EXERCISE MATERIALS:
-- begin --

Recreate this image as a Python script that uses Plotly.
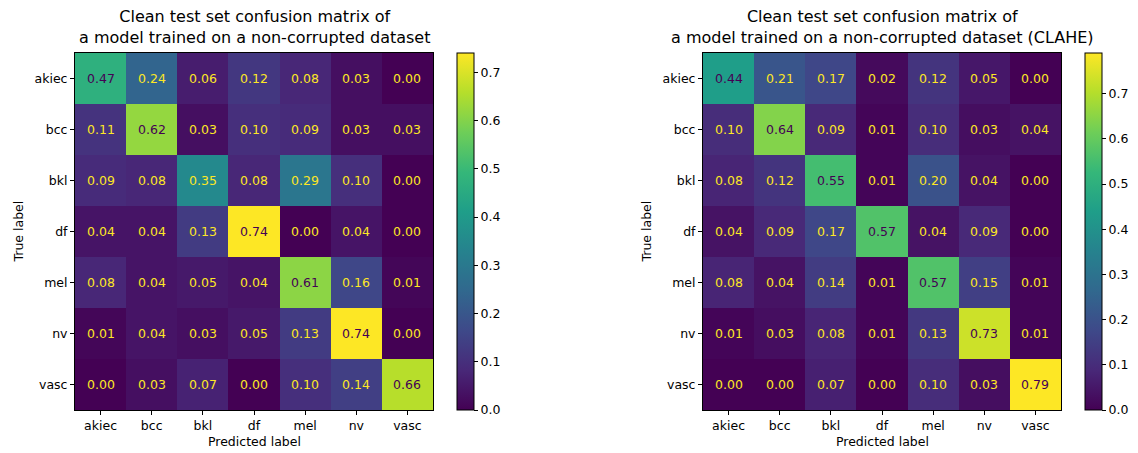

-- end --
-- begin --

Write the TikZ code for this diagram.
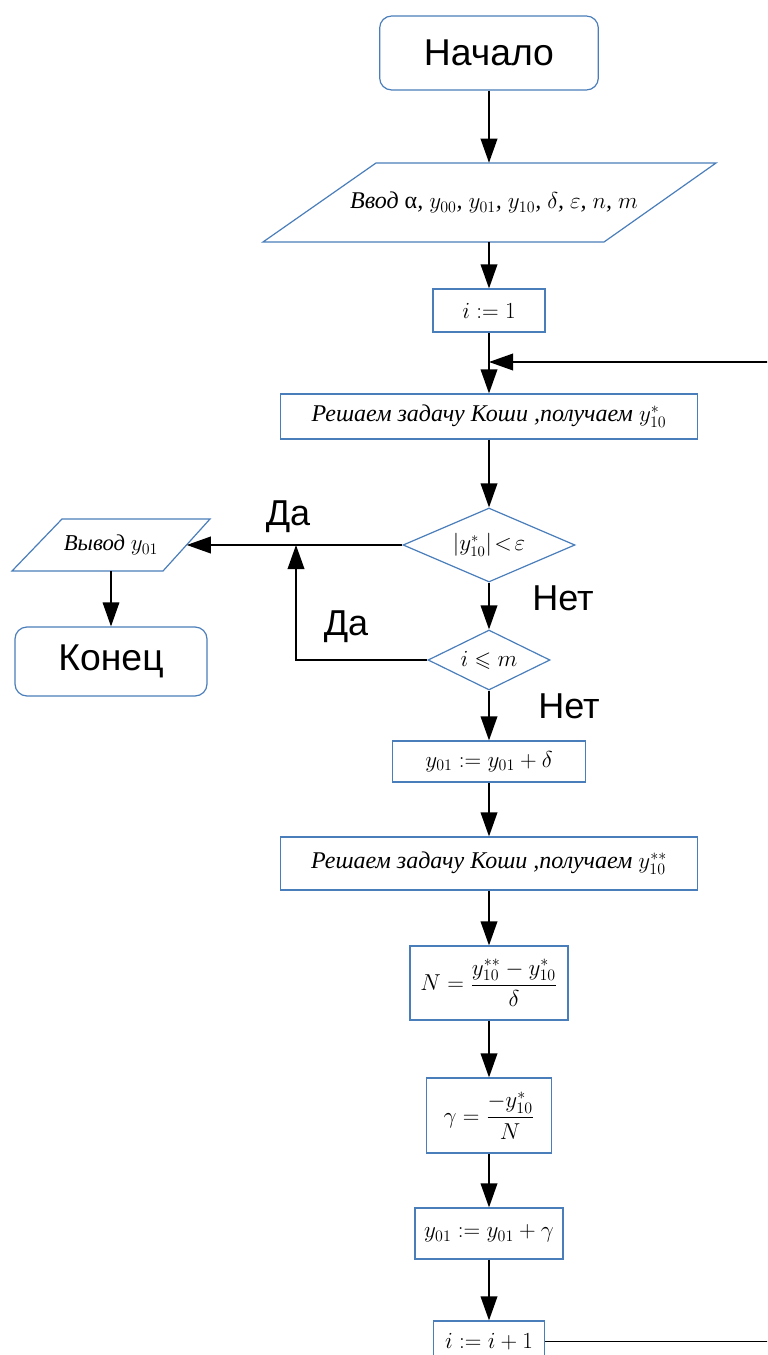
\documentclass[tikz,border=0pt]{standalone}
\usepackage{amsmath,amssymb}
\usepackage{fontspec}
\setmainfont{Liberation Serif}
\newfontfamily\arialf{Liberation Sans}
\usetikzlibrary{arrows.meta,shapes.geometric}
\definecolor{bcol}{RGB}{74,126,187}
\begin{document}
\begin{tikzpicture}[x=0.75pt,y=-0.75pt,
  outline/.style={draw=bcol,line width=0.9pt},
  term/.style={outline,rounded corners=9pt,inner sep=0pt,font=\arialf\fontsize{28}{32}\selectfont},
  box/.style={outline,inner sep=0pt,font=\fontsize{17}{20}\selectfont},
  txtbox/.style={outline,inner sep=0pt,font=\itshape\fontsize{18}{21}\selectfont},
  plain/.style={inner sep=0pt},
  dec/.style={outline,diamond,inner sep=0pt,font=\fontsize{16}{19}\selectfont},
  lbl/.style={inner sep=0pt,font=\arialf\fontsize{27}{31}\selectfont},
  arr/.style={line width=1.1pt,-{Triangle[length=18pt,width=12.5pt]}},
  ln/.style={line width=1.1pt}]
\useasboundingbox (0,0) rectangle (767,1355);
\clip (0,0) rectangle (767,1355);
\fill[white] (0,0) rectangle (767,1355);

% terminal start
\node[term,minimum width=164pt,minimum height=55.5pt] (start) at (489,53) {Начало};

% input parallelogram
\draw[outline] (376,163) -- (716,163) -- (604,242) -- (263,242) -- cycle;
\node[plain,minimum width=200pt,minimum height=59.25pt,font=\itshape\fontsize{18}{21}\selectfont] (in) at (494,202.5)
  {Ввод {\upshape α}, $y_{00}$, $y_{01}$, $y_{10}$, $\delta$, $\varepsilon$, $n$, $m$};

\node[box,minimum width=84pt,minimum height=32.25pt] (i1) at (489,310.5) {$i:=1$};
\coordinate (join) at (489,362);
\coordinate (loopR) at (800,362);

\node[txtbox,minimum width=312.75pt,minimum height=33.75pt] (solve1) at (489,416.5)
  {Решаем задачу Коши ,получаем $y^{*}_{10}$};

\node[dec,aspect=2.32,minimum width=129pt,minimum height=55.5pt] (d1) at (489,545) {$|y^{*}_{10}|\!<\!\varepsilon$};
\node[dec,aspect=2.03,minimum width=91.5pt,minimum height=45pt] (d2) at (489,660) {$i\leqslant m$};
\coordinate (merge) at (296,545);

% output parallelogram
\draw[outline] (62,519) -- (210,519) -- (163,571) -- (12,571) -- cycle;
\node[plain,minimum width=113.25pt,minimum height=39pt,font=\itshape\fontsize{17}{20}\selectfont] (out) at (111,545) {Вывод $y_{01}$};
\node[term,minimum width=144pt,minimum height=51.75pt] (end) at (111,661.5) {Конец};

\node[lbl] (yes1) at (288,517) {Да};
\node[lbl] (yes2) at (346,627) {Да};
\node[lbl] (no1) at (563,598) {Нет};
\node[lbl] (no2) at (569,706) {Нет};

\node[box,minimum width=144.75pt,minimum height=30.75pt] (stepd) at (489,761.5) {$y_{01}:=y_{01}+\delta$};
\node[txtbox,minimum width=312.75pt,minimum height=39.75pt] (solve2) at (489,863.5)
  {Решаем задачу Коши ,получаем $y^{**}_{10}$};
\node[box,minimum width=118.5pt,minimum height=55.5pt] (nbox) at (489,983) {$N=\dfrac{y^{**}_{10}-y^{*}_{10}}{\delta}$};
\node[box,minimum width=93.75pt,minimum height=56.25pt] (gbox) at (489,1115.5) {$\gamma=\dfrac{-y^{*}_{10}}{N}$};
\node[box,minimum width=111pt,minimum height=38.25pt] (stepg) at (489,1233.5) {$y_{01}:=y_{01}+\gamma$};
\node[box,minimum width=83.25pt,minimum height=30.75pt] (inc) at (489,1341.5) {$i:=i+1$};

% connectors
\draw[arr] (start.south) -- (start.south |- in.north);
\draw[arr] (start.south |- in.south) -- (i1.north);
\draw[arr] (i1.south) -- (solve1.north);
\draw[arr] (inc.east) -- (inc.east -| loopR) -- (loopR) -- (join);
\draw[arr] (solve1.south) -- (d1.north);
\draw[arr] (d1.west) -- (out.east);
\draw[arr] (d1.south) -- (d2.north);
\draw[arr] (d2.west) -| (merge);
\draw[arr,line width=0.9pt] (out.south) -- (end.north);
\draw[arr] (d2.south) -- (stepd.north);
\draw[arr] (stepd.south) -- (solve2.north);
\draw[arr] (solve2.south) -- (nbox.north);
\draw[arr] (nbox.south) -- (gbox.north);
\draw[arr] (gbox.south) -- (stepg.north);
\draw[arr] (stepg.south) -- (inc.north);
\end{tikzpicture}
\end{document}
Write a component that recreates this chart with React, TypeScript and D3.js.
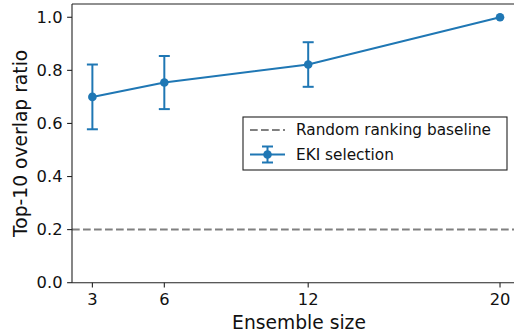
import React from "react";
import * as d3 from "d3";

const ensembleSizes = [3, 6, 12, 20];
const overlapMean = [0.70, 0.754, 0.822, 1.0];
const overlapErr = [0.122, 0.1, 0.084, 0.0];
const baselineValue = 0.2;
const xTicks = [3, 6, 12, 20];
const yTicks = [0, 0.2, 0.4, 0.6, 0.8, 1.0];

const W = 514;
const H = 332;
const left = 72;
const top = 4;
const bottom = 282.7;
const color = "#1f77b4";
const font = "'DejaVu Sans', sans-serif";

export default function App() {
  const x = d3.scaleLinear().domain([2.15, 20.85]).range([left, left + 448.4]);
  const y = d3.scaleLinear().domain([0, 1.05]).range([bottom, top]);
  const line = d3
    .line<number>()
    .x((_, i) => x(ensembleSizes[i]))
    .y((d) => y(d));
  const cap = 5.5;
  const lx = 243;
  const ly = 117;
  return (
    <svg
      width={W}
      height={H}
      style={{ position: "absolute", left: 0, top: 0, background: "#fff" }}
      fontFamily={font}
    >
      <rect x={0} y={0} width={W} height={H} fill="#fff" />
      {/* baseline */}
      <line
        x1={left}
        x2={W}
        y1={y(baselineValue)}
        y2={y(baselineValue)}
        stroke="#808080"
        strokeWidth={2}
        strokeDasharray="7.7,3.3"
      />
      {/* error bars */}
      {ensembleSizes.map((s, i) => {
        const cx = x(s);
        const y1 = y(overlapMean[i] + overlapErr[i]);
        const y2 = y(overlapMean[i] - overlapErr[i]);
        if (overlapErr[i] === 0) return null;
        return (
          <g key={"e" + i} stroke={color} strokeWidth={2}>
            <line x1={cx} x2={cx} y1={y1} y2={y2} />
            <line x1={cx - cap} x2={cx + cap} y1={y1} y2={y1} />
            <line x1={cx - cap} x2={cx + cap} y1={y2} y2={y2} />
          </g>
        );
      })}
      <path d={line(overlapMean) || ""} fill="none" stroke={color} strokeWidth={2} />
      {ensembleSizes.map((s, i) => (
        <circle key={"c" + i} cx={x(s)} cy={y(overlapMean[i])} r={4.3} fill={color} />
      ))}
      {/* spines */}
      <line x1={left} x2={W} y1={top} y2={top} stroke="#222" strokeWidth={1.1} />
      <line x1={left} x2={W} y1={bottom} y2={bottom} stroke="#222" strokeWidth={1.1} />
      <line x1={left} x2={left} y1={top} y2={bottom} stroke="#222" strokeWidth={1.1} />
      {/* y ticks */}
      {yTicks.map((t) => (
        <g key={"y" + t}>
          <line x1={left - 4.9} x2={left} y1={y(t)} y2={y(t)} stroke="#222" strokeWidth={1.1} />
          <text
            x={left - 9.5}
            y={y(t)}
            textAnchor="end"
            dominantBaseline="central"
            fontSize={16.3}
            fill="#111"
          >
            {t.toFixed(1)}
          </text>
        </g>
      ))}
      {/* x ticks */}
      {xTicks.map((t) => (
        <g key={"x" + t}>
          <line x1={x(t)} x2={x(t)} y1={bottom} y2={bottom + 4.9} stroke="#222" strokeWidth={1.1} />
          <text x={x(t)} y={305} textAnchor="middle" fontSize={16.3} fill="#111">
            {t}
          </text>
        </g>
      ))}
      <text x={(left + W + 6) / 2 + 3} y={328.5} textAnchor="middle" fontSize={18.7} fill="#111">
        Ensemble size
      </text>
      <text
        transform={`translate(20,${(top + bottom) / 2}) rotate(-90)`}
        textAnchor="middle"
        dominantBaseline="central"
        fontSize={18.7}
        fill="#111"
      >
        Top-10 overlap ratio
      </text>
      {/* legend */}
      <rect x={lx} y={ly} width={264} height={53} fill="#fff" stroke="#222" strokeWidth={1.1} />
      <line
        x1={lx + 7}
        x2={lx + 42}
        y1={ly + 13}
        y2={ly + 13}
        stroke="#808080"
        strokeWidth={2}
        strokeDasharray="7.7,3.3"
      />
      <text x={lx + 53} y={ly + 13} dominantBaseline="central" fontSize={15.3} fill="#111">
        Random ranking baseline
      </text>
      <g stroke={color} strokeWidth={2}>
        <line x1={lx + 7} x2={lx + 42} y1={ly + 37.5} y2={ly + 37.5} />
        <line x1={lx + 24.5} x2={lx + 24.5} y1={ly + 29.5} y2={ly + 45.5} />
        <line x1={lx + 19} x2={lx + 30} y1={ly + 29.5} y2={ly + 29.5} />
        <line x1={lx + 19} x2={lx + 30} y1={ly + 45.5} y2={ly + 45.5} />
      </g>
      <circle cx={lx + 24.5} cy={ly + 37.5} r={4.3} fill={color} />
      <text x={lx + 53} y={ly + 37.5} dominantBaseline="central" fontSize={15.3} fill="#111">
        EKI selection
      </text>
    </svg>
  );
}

-- end --

TASK INSTRUCTIONS:
Exactly and only the lines from the line with "Write a component" to the line with "import * as", both ends included, should be echoed. Do not carry over the pictures.

OUTPUT BELOW:
Write a component that recreates this chart with React, TypeScript and D3.js.
import React from "react";
import * as d3 from "d3";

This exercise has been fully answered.